The Show on the Road

Story and photos by Bard V. Prentiss

It’s a pretty safe bet that most of us saw our first and perhaps our only example of unusual and elusive wildlife and plant species from a trail or road. This is easy to understand when you consider that, in addition to access, a road provides a focus for the area it traverses. It also provides a concentrated food source for all animal species, as well as a welcome travel corridor for birds, insects and other animals both large and small.

A road naturally fosters species and habitat diversity. To begin with, it has two sides, and each provides extensive edge habitat. Called the “ecotone” by ecologists, it concentrates a variety of microhabitats in close proximity, and hosts a rich diversity of species types including plants, insects, amphibians, birds and other animals. The plants and animals are a readily available food source for larger herbivores such as deer and woodchucks, and predators from ant-lions and dragonflies to raptors, coyotes and fisher. Large omnivores like Black Bear also use roads for travel, and as potential food pantries. The result is a complex self-supporting community focused on the road.

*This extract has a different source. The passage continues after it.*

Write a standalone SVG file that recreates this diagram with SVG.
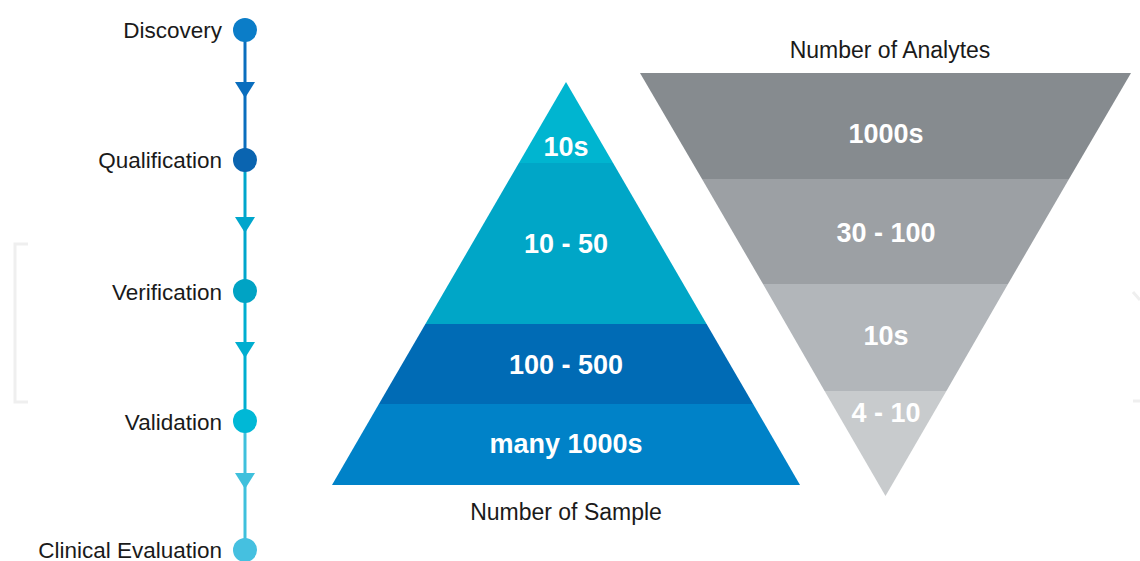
<svg xmlns="http://www.w3.org/2000/svg" width="1140" height="561" viewBox="0 0 1140 561">
<style>
.lbl{font-family:"Liberation Sans",Arial,sans-serif;font-size:22.5px;fill:#1a1a1a}
.ax{font-family:"Liberation Sans",Arial,sans-serif;font-size:23px;fill:#1a1a1a;text-anchor:middle}
.num{font-family:"Liberation Sans",Arial,sans-serif;font-size:27px;font-weight:bold;fill:#ffffff;text-anchor:middle}
.seg{stroke-width:3;fill:none}
.faint{stroke:#efefef;stroke-width:3;fill:none}
</style>
<rect width="1140" height="561" fill="#ffffff"/>
<g id="artifacts">
<path class="faint" d="M28 244 H15 V402 H28"/>
<path class="faint" d="M1133 292 L1140 300 M1133 401 H1140"/>
</g>
<g id="connectors">
<line class="seg" x1="245" y1="30" x2="245" y2="160" stroke="#0a6ebe"/>
<polygon points="235,82 255,82 245,98" fill="#0a6ebe"/>
<line class="seg" x1="245" y1="160" x2="245" y2="291" stroke="#00a6cc"/>
<polygon points="235,217 255,217 245,233" fill="#00a6cc"/>
<line class="seg" x1="245" y1="291" x2="245" y2="421" stroke="#00aed0"/>
<polygon points="235,342 255,342 245,358" fill="#00aed0"/>
<line class="seg" x1="245" y1="421" x2="245" y2="550" stroke="#3fc0dc"/>
<polygon points="235,473 255,473 245,489" fill="#3fc0dc"/>
</g>
<g id="discovery">
<circle cx="245" cy="30" r="12" fill="#0b7dc8"/>
<text class="lbl" x="222" y="38" text-anchor="end">Discovery</text>
</g>
<g id="qualification">
<circle cx="245" cy="160" r="12" fill="#0a64b0"/>
<text class="lbl" x="222" y="168" text-anchor="end">Qualification</text>
</g>
<g id="verification">
<circle cx="245" cy="291" r="12" fill="#00a3c4"/>
<text class="lbl" x="222" y="300" text-anchor="end">Verification</text>
</g>
<g id="validation">
<circle cx="245" cy="421" r="12" fill="#00b8d6"/>
<text class="lbl" x="222" y="430" text-anchor="end">Validation</text>
</g>
<g id="clinical-evaluation">
<circle cx="245" cy="550" r="12" fill="#45c0e0"/>
<text class="lbl" x="222" y="558" text-anchor="end">Clinical Evaluation</text>
</g>
<g id="sample-pyramid">
<!-- apex (566,82), base y=485 from 332 to 800; halfwidth at y: 234*(y-82)/403 -->
<polygon points="566,82 613.1,163 518.9,163" fill="#00b5d0"/>
<polygon points="518.9,163 613.1,163 706.6,324 425.4,324" fill="#00a6c7"/>
<polygon points="425.4,324 706.6,324 753.1,404 378.9,404" fill="#006bb5"/>
<polygon points="378.9,404 753.1,404 800,485 332,485" fill="#0082c8"/>
<text class="num" x="566" y="156">10s</text>
<text class="num" x="566" y="253">10 - 50</text>
<text class="num" x="566" y="374">100 - 500</text>
<text class="num" x="566" y="453">many 1000s</text>
<text class="ax" x="566" y="520">Number of Sample</text>
</g>
<g id="analytes-funnel">
<!-- top y=73 from 640 to 1131, apex (885.5,496); halfwidth 245.5*(496-y)/423 -->
<polygon points="640,73 1131,73 1069,179 702,179" fill="#868b8f"/>
<polygon points="702,179 1069,179 1069,179 1069,179 1008,284 763,284" fill="#9ca0a4"/>
<polygon points="763,284 1008,284 946.4,391 824.6,391" fill="#b2b6ba"/>
<polygon points="824.6,391 946.4,391 885.5,496" fill="#c8cbcd"/>
<text class="num" x="886" y="143">1000s</text>
<text class="num" x="886" y="242">30 - 100</text>
<text class="num" x="886" y="345">10s</text>
<text class="num" x="886" y="422">4 - 10</text>
<text class="ax" x="890" y="58">Number of Analytes</text>
</g>
</svg>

Roadside ditches and old, un-healed road construction sites provide a ready source of water long after other sources have dried up. It is a valuable resource for both plants and wildlife – as drinking water, as egg-laying sites for insects and amphibians, a nursery for tadpoles and salamanders, and habitat for water plants.

Opening up the woods with a road or trail allows light to penetrate previously dark places. It’s a welcoming environment for many plant and animal species, dependent upon light for successful habitation.

It took me many years and a reduction in physical mobility to realize the value of roads and trails as a “go to” resource for nature observation. I believe it was due, in part, to seeing
• my first and only Bobcat cross a road in the Adirondacks,
• my first Eastern Coyote, in a roadside field along route 13 in Sheds, New York and, recently,
• my first Central New York Fisher on a woods road near Dryden.

The memory of these and similar experiences – and the fact that two highly respected naturalist friends regularly visit roads in search of butterflies and plants – finally woke me up to this fact: big woods and fields, while more aesthetically appealing, did little to focus plants and animals for easier observation. Roads and trails do it and do it very well.

If you have not already discovered this awesome resource, you’re in for a very special treat.